Ranked Choice Voting (also known as Instant Runoff Voting) is the solution. It eases partisan gridlock. It eliminates the first past the post system, giving voters more options, and allowing viable third-parties. It promotes positive, issue based campaigning (something we are sorely lacking this election cycle). While we’re at it, it saves taxpayer dollars by eliminating the primary cycle, and mitigates the impact of money in politics.

What then, is Ranked Choice Voting? RCV is a system where voters rank their candidates by order of preference. All the votes are tallied, and if no candidate reaches the 50% plus 1 majority required to win, the candidate with the least number of votes is eliminated from the electoral race. Everyone who placed the eliminated candidate as there 1st preference, has their 2nd preference become their vote. This proceeds until a candidate wins more than half the vote, or only 2 candidates remain, where the candidate with the majority is declared the winner.

RCV isn’t theoretical; cities across America use it for their local elections, Australia as a country uses it, and Minneapolis and Saint Paul use it for city council and mayoral elections.

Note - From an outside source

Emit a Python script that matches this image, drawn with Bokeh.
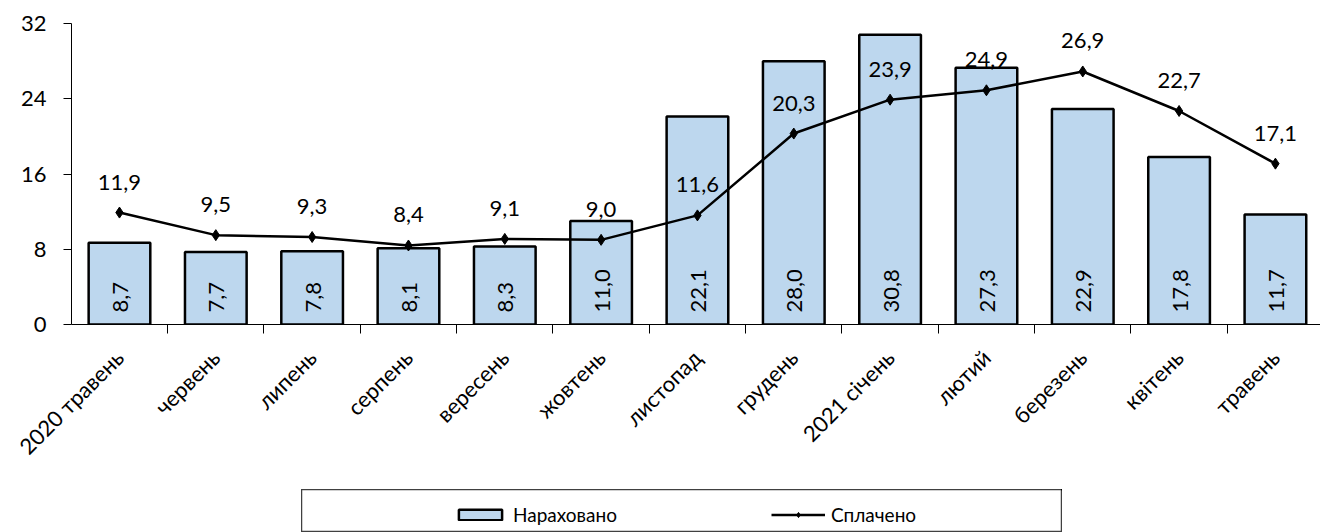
import math
from bokeh.plotting import figure
from bokeh.models import (Range1d, FixedTicker, LabelSet, ColumnDataSource,
                          Legend, LegendItem, Spacer)
from bokeh.layouts import column, row
from bokeh.core.properties import value
from bokeh.embed import file_html
from bokeh.resources import INLINE

months = ["2020 травень", "червень", "липень", "серпень", "вересень", "жовтень",
          "листопад", "грудень", "2021 січень", "лютий", "березень", "квітень", "травень"]
accrued = [8.7, 7.7, 7.8, 8.1, 8.3, 11.0, 22.1, 28.0, 30.8, 27.3, 22.9, 17.8, 11.7]
paid = [11.9, 9.5, 9.3, 8.4, 9.1, 9.0, 11.6, 20.3, 23.9, 24.9, 26.9, 22.7, 17.1]
y_ticks = [0, 8, 16, 24, 32]
series_names = ["Нараховано", "Сплачено"]

FONT = "Lato"
BAR_FILL = "#BDD7EE"

def fmt(v):
    return f"{v:.1f}".replace(".", ",")

idx = list(range(len(months)))
src = ColumnDataSource(dict(
    x=idx, accrued=accrued, paid=paid, zero=[0] * len(idx),
    accrued_t=[fmt(v) for v in accrued], paid_t=[fmt(v) for v in paid]))

p = figure(width=1320, height=489, x_range=Range1d(-0.498, 12.468),
           y_range=Range1d(0, 32), toolbar_location=None, output_backend="svg",
           min_border_left=71, min_border_top=23, min_border_bottom=165,
           min_border_right=0)
p.outline_line_color = None
p.grid.visible = False
p.background_fill_color = "white"
p.border_fill_color = "white"

p.vbar(x="x", top="accrued", width=0.64, source=src, fill_color=BAR_FILL,
       line_color="black", line_width=2.5)
p.line(x="x", y="paid", source=src, line_color="black", line_width=2.5)
p.scatter(x="x", y="paid", source=src, marker="diamond", size=11,
          fill_color="black", line_color="black")

p.add_layout(LabelSet(x="x", y="zero", text="accrued_t", source=src,
                      angle=math.pi / 2, text_align="left", text_baseline="middle",
                      y_offset=12, x_offset=1, text_font=value(FONT),
                      text_font_size="22px", text_color="black"))
p.add_layout(LabelSet(x="x", y="paid", text="paid_t", source=src,
                      text_align="center", text_baseline="bottom", y_offset=23,
                      text_font=value(FONT), text_font_size="22px",
                      text_color="black"))

# y axis
ya = p.yaxis[0]
ya.ticker = FixedTicker(ticks=y_ticks)
ya.major_tick_out = 8
ya.major_tick_in = 0
ya.minor_tick_out = 0
ya.minor_tick_in = 0
ya.major_label_standoff = 17
ya.major_label_text_font = FONT
ya.major_label_text_font_size = "22px"
ya.major_label_text_color = "black"
ya.axis_line_color = "black"
ya.major_tick_line_color = "black"

# x axis
xa = p.xaxis[0]
xa.ticker = FixedTicker(ticks=idx, minor_ticks=[i - 0.5 for i in idx] + [len(idx) - 0.5])
xa.major_label_overrides = {i: m for i, m in zip(idx, months)}
xa.major_tick_out = 0
xa.major_tick_in = 0
xa.minor_tick_out = 9
xa.minor_tick_in = 0
xa.minor_tick_line_color = "black"
xa.axis_line_color = "black"
xa.major_label_orientation = math.pi / 4
xa.major_label_standoff = 20
xa.major_label_text_font = FONT
xa.major_label_text_font_size = "22px"
xa.major_label_text_color = "black"

# legend box (renderers sit outside the visible range; only their legend glyphs show)
lg = figure(width=761, height=43, x_range=Range1d(-100, -99), y_range=Range1d(-100, -99),
            toolbar_location=None, output_backend="svg", min_border=0)
lg.axis.visible = False
lg.grid.visible = False
lg.outline_line_color = "#404040"
lg.outline_line_width = 1.5
r_bar = lg.vbar(x=idx, top=accrued, width=0.64, fill_color=BAR_FILL, line_color="black",
                line_width=2.5)
r_line = lg.line(x=idx, y=paid, line_color="black", line_width=2.5)
r_pt = lg.scatter(x=idx, y=paid, marker="diamond", size=11, fill_color="black",
                  line_color="black")
legend = Legend(items=[LegendItem(label=series_names[0], renderers=[r_bar]),
                       LegendItem(label=series_names[1], renderers=[r_line, r_pt])],
                location=(152, 6), orientation="horizontal",
                border_line_color=None, background_fill_alpha=0,
                glyph_width=54, glyph_height=13, label_standoff=6, spacing=154,
                padding=0, margin=0, label_text_font=FONT,
                label_text_font_size="19px", label_text_color="black")
lg.add_layout(legend)

layout = column(p, row(Spacer(width=301, height=43), lg))

open("out.html", "w").write(file_html(layout, INLINE))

Furthermore, the benefits are proven, not hypothetical; Ranked Choice Voting works.

Whether you are voting or not this November, whether you are a fan of the two major party candidates or not: Ranked Choice Voting does work, and it combats some of the largest internal threats to our democracy. Look around you, and remember that we have the power to choose how our government works. It’s time for us to choose better.